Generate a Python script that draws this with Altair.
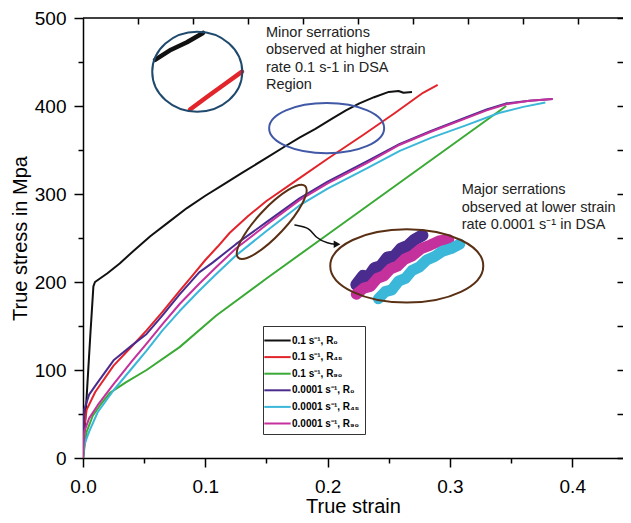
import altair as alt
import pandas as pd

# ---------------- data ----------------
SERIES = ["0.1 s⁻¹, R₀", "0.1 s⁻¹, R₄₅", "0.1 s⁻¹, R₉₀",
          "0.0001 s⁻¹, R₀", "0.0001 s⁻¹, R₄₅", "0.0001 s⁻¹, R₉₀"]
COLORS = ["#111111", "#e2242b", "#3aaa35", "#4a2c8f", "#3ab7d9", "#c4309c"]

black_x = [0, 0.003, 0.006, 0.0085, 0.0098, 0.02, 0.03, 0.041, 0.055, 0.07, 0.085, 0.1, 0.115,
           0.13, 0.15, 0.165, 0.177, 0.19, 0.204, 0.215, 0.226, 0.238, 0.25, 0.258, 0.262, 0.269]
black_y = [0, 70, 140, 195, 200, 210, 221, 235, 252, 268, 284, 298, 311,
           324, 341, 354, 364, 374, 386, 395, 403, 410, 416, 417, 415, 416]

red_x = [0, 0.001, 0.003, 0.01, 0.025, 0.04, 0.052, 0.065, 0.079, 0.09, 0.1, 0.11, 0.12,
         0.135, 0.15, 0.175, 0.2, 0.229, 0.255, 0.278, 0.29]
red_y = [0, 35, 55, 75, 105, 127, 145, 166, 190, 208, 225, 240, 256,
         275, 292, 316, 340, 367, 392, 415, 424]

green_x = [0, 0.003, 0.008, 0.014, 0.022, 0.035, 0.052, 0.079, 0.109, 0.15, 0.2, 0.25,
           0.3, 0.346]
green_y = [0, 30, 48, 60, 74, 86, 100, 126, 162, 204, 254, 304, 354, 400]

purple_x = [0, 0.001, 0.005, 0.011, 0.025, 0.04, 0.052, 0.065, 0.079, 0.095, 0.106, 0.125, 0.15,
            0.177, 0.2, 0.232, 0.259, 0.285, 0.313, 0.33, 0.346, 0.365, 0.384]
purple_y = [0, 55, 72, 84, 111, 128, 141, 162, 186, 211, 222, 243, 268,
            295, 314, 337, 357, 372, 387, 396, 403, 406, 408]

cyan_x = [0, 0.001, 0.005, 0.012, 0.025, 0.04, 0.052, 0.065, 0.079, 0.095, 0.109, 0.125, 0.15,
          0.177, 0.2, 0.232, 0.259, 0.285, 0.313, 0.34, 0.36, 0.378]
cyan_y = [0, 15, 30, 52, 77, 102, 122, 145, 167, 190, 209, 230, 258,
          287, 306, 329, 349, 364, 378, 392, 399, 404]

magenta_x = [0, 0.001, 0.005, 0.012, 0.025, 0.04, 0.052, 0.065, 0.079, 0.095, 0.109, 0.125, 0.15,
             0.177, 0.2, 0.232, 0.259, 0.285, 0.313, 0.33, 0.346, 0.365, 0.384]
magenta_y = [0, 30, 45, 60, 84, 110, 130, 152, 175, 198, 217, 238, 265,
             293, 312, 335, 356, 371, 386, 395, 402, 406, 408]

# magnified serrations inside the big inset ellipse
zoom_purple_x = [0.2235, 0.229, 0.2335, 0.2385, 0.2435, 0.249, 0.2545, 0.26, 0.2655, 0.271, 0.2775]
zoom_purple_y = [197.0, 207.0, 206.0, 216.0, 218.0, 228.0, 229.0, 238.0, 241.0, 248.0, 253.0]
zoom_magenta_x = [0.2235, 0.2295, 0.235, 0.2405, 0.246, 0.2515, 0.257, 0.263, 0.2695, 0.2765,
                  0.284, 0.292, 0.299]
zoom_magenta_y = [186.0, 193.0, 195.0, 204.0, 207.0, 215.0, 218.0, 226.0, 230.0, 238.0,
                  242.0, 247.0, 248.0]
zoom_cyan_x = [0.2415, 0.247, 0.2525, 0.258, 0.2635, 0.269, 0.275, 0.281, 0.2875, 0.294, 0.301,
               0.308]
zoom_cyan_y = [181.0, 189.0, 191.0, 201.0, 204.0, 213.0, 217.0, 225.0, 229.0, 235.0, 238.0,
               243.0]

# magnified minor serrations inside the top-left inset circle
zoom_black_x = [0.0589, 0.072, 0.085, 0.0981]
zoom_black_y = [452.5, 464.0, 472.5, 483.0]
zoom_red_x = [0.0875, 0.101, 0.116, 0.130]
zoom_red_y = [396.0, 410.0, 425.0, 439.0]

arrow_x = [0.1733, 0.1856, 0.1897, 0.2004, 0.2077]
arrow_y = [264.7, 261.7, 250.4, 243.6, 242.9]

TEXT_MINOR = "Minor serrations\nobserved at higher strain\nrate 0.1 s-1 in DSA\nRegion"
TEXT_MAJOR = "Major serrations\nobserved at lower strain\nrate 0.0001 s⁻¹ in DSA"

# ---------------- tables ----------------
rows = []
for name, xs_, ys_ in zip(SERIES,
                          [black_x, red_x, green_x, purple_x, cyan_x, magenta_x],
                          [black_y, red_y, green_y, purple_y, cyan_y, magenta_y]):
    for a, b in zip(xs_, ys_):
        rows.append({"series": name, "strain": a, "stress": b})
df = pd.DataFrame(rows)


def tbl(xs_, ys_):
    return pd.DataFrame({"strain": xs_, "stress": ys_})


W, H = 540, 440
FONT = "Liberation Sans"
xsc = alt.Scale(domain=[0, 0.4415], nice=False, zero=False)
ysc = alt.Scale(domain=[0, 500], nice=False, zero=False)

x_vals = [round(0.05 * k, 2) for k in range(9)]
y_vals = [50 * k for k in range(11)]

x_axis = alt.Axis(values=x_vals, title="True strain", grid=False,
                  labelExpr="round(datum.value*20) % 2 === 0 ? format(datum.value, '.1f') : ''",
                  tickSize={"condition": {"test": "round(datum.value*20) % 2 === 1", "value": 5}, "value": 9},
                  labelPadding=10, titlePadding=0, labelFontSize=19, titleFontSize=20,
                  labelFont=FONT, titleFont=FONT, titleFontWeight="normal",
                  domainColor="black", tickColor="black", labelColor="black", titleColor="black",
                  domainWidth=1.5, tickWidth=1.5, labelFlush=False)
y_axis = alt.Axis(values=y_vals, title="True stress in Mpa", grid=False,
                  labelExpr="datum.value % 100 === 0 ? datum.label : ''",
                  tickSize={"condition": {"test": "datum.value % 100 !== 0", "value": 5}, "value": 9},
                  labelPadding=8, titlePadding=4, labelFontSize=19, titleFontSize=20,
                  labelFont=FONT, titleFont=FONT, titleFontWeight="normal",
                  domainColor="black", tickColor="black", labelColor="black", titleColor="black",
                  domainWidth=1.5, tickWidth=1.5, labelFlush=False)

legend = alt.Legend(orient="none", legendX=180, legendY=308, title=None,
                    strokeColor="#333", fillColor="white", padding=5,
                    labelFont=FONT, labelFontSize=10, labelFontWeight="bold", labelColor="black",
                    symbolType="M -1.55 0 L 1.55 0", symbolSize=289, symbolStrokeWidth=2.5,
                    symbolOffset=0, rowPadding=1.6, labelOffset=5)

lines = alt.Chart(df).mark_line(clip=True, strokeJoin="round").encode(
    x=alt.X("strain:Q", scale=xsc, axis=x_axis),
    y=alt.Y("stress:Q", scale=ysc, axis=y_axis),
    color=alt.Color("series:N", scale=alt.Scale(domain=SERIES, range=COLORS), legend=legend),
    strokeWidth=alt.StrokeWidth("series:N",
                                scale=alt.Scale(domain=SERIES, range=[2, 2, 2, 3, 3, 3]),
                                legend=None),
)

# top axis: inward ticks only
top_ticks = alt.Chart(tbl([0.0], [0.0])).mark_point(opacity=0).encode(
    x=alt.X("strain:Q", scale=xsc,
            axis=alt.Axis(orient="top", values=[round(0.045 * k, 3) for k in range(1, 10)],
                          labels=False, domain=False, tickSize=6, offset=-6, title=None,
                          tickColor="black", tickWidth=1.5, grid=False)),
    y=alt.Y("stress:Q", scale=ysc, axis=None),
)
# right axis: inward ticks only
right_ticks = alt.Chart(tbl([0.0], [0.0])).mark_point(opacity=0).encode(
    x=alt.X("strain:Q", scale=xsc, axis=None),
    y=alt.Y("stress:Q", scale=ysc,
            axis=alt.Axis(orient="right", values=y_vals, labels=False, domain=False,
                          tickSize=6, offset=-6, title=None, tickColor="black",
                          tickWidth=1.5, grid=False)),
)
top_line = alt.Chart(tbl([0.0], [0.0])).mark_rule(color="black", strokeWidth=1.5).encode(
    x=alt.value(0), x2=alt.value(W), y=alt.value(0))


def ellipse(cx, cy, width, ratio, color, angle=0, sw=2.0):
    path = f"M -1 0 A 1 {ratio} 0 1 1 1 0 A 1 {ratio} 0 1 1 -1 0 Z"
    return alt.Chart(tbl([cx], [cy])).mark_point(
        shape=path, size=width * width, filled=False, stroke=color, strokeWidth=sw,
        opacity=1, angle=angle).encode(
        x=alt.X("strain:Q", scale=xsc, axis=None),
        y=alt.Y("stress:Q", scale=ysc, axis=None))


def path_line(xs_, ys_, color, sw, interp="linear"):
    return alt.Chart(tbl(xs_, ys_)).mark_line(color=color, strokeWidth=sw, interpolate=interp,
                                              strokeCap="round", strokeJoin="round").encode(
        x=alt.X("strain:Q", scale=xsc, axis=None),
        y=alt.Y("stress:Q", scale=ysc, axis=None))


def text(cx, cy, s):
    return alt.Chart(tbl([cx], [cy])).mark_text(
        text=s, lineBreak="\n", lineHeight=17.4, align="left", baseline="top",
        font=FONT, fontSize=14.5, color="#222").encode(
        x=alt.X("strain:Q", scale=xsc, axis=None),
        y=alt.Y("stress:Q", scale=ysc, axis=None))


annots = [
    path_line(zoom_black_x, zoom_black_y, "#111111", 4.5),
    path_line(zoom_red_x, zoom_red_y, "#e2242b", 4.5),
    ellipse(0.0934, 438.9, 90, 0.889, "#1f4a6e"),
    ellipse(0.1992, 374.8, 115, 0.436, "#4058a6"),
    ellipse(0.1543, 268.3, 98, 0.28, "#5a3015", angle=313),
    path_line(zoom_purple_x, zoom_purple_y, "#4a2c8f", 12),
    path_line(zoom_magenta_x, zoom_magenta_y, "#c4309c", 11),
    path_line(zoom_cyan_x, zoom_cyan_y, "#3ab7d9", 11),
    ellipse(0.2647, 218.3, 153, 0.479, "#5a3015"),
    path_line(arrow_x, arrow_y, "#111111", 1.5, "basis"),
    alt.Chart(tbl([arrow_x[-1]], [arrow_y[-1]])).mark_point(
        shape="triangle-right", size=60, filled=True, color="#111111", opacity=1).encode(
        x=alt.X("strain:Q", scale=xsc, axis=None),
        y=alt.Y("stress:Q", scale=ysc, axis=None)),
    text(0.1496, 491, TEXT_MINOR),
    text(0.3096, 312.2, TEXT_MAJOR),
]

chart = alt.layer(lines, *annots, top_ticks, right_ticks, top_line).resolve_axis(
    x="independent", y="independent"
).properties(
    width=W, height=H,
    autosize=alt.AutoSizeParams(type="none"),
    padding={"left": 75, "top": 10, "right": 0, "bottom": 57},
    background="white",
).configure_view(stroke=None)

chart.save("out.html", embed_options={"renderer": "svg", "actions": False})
══════════
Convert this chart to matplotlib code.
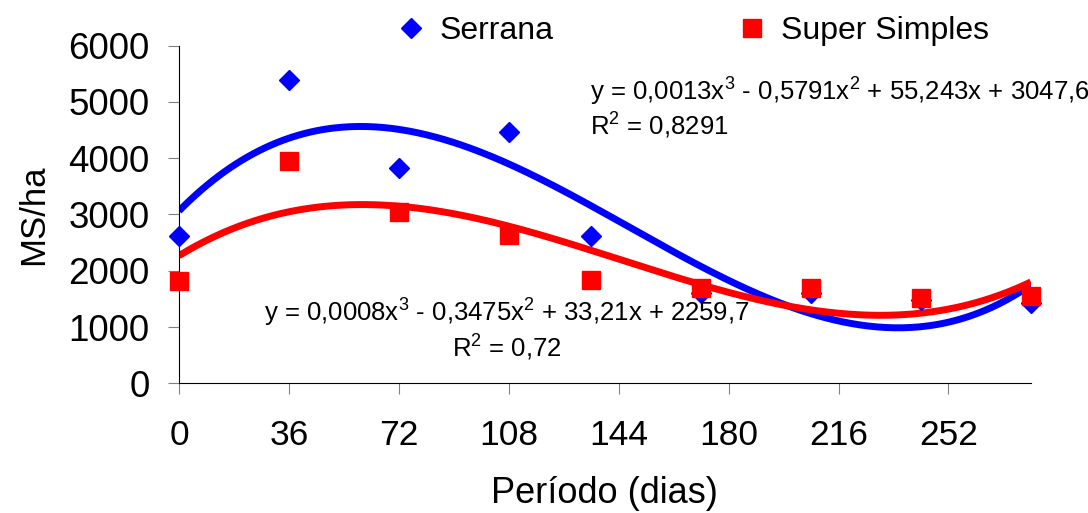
══════════
SET TASK » Above are the records. Print exactly the lines from the one containing "Generate a Python" to the one containing "417, 415, 416]", both included, and nothing else; pictures are excluded.

OUTPUT FOR THIS TASK »
Generate a Python script that draws this with Altair.
import altair as alt
import pandas as pd

# ---------------- data ----------------
SERIES = ["0.1 s⁻¹, R₀", "0.1 s⁻¹, R₄₅", "0.1 s⁻¹, R₉₀",
          "0.0001 s⁻¹, R₀", "0.0001 s⁻¹, R₄₅", "0.0001 s⁻¹, R₉₀"]
COLORS = ["#111111", "#e2242b", "#3aaa35", "#4a2c8f", "#3ab7d9", "#c4309c"]

black_x = [0, 0.003, 0.006, 0.0085, 0.0098, 0.02, 0.03, 0.041, 0.055, 0.07, 0.085, 0.1, 0.115,
           0.13, 0.15, 0.165, 0.177, 0.19, 0.204, 0.215, 0.226, 0.238, 0.25, 0.258, 0.262, 0.269]
black_y = [0, 70, 140, 195, 200, 210, 221, 235, 252, 268, 284, 298, 311,
           324, 341, 354, 364, 374, 386, 395, 403, 410, 416, 417, 415, 416]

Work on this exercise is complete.